By Vatsal Srivastava
SINGAPORE (Reuters) - The dollar trod water in nervous trade on Friday ahead of a meeting of U.S. and Chinese leaders that might, or might not, lead to a truce in the Sino-U.S. trade war, which would boost emerging market currencies at the expense of safe havens.
The greenback has been under pressure this week on growing expectations that the Federal Reserve would slow down its pace of monetary tightening, a view reinforced by comments on Wednesday from Chairman Jerome Powell.
Despite the dovish comments from Fed officials, there was no large scale dollar sell-off, partly due to the strength of the U.S. economy, weakening growth elsewhere, and dollar's own status as a safe haven amid the Sino-U.S. trade war.
It held steady Asian trade, with an index (DXY) measuring its value versus six peers up marginally at 96.72.
The focus is now on a planned meeting between U.S. President Donald Trump and his Chinese counterpart Xi Jinping at the G20 summit in Buenos Aires between Nov. 30-Dec. 1.
Trump kept markets nervous by sending mixed signals on Thursday about the prospects for a trade deal with Xi.
"If we see a truce, the Aussie and kiwi dollar will perform exceptionally well. We see a lot of upside in crosses such as Aussie/yen which would benefit from a risk on move," said Nick Twidale, chief operation officer, Rakuten Securities.
"If tariffs on Chinese imports stay at 10 percent, the dollar is likely to weaken in a risk-on move," he said.
Trump has said he plans to significantly hike the existing 10 percent tariffs on Chinese imports by January next year, which would sharply escalate the trade war between the economic heavyweights.
China's economy is already under pressure, with a survey earlier on Friday showing its vast manufacturing sector growth stalled for the first time in over two years in November as new orders shrank.
Apart from U.S.-Sino trade talks, the markets would also be focusing on whether OPEC and Russia agree on oil production cuts next week.
A meaningful rebound in crude prices can be beneficial for commodity currencies such as the Canadian dollar
Dollar investors were also carefully watching for any changes in U.S. monetary policy.
Overnight, minutes from the Fed's Nov. 7-8 meeting indicated that another interest rate hike is warranted.

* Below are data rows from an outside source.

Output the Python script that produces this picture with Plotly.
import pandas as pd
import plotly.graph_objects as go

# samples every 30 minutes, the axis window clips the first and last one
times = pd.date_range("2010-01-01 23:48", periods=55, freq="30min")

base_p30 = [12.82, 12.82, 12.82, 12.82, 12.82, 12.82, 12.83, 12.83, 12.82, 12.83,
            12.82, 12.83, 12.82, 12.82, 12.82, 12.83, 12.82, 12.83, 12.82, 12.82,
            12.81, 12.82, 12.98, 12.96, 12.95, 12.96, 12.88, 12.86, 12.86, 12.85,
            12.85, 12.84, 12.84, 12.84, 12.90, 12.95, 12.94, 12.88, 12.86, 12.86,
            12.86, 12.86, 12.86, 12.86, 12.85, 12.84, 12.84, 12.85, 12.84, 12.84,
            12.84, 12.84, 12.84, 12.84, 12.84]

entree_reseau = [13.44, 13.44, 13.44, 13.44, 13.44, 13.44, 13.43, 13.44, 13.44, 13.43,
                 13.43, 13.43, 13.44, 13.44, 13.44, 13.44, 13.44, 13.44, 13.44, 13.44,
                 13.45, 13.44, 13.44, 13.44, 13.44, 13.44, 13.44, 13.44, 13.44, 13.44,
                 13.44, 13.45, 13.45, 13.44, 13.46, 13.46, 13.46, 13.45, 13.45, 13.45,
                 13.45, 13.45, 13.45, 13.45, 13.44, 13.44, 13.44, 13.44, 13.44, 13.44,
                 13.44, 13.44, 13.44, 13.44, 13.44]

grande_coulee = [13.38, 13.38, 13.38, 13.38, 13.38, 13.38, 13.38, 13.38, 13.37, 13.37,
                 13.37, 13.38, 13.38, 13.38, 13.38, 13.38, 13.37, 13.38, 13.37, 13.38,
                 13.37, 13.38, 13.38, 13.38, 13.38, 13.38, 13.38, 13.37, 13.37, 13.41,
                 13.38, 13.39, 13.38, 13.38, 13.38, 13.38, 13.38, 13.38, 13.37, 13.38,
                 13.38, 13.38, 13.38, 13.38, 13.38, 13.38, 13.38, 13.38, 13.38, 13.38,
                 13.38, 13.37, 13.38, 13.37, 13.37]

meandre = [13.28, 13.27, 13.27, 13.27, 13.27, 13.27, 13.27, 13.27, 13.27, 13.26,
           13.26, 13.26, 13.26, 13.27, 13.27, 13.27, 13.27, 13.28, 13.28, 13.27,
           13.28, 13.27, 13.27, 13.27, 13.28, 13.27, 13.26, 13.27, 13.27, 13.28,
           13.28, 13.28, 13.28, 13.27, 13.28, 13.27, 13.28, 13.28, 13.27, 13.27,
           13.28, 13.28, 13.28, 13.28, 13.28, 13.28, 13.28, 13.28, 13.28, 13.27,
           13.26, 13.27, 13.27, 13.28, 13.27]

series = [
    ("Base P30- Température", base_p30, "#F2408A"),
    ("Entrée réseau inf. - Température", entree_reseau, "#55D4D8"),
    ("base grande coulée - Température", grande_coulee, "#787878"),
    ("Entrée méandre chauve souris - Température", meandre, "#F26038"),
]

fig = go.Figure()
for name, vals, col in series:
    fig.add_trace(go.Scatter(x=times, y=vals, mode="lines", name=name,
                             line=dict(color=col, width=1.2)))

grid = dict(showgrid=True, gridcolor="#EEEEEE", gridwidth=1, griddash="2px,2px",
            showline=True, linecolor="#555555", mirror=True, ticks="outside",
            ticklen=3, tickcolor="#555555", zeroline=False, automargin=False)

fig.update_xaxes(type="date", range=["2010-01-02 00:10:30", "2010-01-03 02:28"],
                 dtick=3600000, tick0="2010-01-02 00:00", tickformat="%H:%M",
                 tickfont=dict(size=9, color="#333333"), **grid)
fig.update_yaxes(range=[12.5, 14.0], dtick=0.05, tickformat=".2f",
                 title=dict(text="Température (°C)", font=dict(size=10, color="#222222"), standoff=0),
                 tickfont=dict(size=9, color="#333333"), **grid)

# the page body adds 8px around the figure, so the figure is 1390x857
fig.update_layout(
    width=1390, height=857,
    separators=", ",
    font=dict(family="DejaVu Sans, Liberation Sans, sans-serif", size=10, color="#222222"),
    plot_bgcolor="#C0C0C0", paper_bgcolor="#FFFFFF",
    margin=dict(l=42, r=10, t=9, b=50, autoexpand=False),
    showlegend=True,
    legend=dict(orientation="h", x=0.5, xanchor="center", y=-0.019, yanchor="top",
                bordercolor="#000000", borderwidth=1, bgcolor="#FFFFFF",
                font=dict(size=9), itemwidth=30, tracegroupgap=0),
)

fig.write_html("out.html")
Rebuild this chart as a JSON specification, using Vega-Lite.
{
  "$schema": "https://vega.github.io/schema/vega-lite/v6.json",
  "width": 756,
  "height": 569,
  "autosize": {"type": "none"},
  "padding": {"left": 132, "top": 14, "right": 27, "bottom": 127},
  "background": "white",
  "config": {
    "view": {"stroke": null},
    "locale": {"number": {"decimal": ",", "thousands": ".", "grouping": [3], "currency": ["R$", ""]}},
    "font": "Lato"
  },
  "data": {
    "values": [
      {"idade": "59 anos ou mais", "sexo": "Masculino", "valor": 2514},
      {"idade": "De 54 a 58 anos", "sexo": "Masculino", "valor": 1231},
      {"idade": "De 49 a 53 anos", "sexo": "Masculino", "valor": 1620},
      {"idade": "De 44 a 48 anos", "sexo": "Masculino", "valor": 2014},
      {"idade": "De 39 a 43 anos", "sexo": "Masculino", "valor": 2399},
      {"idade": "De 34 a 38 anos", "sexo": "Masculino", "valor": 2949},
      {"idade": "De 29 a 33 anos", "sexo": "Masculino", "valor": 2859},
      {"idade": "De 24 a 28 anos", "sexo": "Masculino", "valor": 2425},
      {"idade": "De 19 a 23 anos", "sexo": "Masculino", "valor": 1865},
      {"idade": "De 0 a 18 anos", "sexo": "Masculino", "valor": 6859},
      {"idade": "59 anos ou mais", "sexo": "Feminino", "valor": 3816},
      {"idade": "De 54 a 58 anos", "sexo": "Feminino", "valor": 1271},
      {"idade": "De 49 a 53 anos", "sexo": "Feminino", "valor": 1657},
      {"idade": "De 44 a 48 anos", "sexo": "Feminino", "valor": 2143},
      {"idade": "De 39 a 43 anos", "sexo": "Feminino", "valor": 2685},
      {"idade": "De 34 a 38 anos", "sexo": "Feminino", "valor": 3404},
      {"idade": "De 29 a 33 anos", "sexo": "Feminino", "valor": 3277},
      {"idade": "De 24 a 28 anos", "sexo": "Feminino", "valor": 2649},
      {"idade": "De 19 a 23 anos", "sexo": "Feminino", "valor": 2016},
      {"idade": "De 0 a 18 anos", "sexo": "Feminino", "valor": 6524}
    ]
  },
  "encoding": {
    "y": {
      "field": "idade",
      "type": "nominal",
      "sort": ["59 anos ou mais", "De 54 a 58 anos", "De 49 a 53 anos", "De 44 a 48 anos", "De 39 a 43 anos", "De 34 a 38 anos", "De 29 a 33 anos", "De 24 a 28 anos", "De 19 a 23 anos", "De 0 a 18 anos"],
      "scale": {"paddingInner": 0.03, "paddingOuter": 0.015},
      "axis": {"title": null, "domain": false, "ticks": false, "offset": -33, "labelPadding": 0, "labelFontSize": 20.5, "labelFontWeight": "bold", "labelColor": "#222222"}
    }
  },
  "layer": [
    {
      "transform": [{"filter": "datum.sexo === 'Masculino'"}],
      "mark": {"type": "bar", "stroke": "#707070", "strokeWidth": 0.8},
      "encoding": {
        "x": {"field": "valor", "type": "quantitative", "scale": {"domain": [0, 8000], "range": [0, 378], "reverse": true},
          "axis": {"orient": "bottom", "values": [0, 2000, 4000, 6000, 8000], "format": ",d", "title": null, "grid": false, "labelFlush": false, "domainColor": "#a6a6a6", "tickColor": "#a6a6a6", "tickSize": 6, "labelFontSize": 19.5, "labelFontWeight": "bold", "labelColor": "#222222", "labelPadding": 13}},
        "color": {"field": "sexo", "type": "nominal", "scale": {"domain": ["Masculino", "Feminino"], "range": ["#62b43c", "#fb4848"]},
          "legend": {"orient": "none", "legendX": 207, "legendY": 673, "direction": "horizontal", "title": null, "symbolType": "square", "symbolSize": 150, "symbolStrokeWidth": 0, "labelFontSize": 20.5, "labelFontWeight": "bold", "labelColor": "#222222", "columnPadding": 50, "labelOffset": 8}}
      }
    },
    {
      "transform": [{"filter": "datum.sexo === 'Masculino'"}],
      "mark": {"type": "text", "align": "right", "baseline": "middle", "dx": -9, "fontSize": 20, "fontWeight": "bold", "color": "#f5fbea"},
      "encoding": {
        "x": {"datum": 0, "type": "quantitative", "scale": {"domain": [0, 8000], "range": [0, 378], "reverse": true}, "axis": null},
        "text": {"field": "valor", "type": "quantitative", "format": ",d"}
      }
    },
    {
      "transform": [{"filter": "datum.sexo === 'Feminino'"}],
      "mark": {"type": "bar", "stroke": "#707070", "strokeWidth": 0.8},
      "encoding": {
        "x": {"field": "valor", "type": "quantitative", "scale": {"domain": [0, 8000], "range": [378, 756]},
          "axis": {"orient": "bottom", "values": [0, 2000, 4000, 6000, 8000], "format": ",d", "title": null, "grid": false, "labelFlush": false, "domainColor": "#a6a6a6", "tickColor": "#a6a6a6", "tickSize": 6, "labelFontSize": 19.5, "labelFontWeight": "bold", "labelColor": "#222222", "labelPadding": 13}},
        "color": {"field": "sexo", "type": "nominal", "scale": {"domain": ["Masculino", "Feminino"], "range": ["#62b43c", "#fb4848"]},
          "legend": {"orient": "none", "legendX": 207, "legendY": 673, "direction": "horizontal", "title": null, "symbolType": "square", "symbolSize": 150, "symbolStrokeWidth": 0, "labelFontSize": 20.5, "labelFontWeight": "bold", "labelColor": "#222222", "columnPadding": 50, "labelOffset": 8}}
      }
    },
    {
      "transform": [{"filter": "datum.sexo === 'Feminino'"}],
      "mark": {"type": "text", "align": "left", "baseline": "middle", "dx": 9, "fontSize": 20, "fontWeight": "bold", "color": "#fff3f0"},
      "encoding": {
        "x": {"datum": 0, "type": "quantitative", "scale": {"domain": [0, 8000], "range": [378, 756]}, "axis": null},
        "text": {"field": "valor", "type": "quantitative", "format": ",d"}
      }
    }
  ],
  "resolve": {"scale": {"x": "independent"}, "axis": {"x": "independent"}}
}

But Fed officials also kept the debate open on when the U.S. central bank might pause its monetary tightening and how it would relay those plans to the public.
The Fed is widely expected to raise interest rates by 25 basis points in December, which would be the fourth hike for the year.
For 2019, the market is now pricing only one rate hike, according to the CME Group’s FedWatch Tool, below Fed's projection of three increases during the year.
On Wednesday, Powell said the Fed's policy rate is now "just below" estimates of a neutral rate, which investors interpreted as a signal the Fed's three-year tightening cycle is drawing to a close.
However, some analysts think that the market may be underestimating the number of times the Fed can hike rates next year.
"We believe that Powell has not turned dovish but simply toning down his hawkish tilt. We expect a Fed hike in December and the US economy to keep performing and support another four hikes in 2019," said Philip Wee, currency strategist at DBS in a note.
The dollar weakened 0.07 percent versus the yen
The euro (EUR=) was steady at $1.1390, having risen in the last two sessions as the dollar wobbled on Powell's comments.
"No news is bad news for sterling. There's been no meaningful progress in Brexit negotiations and investors are growing impatient," said Kathy Lien, managing director of currency strategy at BK Asset Management in a note.